WRITTEN PROBLEM:
Return each line that holds the word "draws".

[Rows from a dataset of charts and code]

□ □ □

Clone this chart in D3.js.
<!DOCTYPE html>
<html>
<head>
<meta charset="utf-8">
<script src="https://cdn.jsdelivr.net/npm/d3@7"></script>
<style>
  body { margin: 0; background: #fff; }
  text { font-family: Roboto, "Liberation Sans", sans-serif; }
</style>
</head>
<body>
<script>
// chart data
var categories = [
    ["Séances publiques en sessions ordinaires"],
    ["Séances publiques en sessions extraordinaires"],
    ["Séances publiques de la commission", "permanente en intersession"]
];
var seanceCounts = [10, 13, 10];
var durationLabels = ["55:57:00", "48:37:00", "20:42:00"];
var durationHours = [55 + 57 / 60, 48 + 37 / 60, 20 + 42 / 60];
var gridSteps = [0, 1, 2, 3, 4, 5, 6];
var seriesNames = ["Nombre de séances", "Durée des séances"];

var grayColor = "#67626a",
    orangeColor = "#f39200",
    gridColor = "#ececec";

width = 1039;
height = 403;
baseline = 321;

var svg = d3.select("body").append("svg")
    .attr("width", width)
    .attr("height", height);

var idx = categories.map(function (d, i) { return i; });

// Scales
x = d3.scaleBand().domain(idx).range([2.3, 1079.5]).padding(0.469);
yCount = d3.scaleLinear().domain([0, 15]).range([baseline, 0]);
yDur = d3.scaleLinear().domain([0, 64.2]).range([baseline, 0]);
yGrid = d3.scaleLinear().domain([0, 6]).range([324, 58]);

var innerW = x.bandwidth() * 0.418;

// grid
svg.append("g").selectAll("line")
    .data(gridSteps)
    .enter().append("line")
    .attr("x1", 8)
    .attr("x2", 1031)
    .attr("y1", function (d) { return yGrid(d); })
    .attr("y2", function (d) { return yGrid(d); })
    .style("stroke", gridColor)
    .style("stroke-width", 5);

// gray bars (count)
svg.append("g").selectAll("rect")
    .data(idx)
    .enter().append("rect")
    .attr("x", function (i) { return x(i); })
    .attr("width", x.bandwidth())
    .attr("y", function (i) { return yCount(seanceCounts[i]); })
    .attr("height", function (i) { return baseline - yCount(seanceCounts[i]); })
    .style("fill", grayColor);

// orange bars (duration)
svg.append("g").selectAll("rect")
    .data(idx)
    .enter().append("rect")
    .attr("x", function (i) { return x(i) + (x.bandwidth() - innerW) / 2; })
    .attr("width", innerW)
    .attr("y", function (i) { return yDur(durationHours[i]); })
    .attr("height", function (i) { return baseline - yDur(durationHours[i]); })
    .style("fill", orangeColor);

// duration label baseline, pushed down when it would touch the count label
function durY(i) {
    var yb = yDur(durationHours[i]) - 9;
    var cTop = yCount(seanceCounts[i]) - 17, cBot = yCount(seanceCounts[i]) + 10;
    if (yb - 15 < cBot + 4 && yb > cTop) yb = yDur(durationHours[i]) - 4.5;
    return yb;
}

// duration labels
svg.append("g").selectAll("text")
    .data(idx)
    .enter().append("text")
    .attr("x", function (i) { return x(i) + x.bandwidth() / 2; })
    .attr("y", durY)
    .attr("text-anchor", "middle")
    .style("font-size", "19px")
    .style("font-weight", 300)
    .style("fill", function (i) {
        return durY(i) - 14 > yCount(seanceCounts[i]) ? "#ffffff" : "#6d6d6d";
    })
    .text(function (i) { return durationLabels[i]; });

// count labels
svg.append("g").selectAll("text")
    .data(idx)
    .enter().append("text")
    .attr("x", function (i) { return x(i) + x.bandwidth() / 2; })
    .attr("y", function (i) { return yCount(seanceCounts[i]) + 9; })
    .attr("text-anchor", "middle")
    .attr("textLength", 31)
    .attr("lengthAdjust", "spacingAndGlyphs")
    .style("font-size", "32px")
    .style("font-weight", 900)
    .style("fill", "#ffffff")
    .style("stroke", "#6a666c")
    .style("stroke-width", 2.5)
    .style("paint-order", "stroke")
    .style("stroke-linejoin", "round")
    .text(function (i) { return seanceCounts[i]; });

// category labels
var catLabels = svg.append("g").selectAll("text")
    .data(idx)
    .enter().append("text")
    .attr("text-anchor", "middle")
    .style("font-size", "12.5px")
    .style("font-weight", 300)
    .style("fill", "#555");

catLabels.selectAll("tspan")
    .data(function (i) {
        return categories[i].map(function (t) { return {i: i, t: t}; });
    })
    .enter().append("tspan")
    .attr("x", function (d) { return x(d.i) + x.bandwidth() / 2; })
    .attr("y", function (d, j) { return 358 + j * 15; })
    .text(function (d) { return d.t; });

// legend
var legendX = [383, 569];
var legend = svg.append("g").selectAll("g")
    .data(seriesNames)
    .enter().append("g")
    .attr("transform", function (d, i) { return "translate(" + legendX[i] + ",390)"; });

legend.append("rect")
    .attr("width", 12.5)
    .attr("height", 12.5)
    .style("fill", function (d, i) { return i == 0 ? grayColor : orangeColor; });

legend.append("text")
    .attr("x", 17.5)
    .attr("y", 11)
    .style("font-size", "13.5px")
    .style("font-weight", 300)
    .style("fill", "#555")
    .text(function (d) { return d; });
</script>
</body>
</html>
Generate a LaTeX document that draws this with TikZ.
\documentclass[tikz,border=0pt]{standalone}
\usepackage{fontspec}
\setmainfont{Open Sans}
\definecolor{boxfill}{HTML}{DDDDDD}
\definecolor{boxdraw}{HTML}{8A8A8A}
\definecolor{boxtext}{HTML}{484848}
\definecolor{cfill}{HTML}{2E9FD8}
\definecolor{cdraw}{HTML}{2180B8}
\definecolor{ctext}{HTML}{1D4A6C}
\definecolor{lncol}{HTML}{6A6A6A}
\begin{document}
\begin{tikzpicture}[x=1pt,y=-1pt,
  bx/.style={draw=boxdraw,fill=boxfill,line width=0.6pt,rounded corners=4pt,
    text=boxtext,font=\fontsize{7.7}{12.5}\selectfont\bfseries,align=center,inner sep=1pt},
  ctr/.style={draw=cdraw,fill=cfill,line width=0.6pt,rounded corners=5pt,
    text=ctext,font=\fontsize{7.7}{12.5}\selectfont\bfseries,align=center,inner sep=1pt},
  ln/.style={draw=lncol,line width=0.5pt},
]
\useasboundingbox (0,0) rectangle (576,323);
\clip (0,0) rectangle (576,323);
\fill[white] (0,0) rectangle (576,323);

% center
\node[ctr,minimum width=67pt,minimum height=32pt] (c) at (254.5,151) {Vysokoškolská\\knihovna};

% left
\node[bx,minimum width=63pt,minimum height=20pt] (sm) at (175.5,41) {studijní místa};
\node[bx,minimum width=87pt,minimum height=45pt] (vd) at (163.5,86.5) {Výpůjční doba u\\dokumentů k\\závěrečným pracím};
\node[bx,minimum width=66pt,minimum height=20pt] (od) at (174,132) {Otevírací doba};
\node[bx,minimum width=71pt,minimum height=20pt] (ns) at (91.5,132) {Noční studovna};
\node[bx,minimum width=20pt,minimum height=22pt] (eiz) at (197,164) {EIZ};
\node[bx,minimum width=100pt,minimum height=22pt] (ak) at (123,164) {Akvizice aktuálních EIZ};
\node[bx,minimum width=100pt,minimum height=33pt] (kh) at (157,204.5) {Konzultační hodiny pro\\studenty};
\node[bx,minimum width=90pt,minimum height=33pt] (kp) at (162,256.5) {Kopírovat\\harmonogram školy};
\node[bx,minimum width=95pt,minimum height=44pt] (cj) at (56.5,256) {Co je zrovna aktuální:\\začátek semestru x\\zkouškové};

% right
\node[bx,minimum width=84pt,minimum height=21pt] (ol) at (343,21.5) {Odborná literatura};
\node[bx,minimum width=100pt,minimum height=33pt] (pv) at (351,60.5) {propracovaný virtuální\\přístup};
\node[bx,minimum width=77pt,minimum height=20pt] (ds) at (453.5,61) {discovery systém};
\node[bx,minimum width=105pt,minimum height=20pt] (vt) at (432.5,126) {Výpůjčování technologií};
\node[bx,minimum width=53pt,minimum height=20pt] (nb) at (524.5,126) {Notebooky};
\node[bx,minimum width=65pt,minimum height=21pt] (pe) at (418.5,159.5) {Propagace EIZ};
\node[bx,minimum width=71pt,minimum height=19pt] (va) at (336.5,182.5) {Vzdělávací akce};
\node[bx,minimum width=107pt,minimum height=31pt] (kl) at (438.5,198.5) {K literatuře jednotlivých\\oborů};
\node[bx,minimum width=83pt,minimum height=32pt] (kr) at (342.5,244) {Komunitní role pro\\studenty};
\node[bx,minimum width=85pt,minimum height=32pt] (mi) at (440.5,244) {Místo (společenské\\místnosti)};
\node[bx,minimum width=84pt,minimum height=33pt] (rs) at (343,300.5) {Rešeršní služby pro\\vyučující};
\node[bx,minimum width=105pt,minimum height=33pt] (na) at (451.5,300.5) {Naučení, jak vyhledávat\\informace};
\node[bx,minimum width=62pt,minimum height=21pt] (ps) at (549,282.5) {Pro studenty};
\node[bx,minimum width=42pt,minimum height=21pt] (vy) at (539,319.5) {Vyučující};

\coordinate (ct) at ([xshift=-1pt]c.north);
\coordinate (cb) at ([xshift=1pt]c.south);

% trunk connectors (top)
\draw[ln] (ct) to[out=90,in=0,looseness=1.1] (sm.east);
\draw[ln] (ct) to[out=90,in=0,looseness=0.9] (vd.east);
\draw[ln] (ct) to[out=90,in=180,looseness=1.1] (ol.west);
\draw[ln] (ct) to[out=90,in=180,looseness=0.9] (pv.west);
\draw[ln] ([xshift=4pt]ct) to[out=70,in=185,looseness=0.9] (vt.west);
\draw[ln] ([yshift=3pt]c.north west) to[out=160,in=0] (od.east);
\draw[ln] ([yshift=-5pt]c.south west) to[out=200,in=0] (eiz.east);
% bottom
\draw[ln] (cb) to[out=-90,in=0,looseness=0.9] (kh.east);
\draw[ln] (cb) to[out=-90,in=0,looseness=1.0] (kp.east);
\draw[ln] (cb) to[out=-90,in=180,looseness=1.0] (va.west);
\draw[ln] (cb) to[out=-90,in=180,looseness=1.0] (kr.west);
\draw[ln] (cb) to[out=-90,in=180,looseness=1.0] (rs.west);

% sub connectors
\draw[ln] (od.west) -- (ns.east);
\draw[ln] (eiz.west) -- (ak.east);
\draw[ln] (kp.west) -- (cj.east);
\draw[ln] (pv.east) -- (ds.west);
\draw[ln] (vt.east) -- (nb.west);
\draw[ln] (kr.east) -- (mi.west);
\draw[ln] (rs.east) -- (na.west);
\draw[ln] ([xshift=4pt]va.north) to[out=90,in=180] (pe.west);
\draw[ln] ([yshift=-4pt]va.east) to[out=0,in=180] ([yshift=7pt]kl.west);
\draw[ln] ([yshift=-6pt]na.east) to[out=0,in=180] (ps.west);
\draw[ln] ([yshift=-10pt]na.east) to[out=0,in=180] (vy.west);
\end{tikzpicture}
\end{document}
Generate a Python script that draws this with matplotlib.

□ □ □

EXERCISE RESPONSE:
Generate a LaTeX document that draws this with TikZ.
Generate a Python script that draws this with matplotlib.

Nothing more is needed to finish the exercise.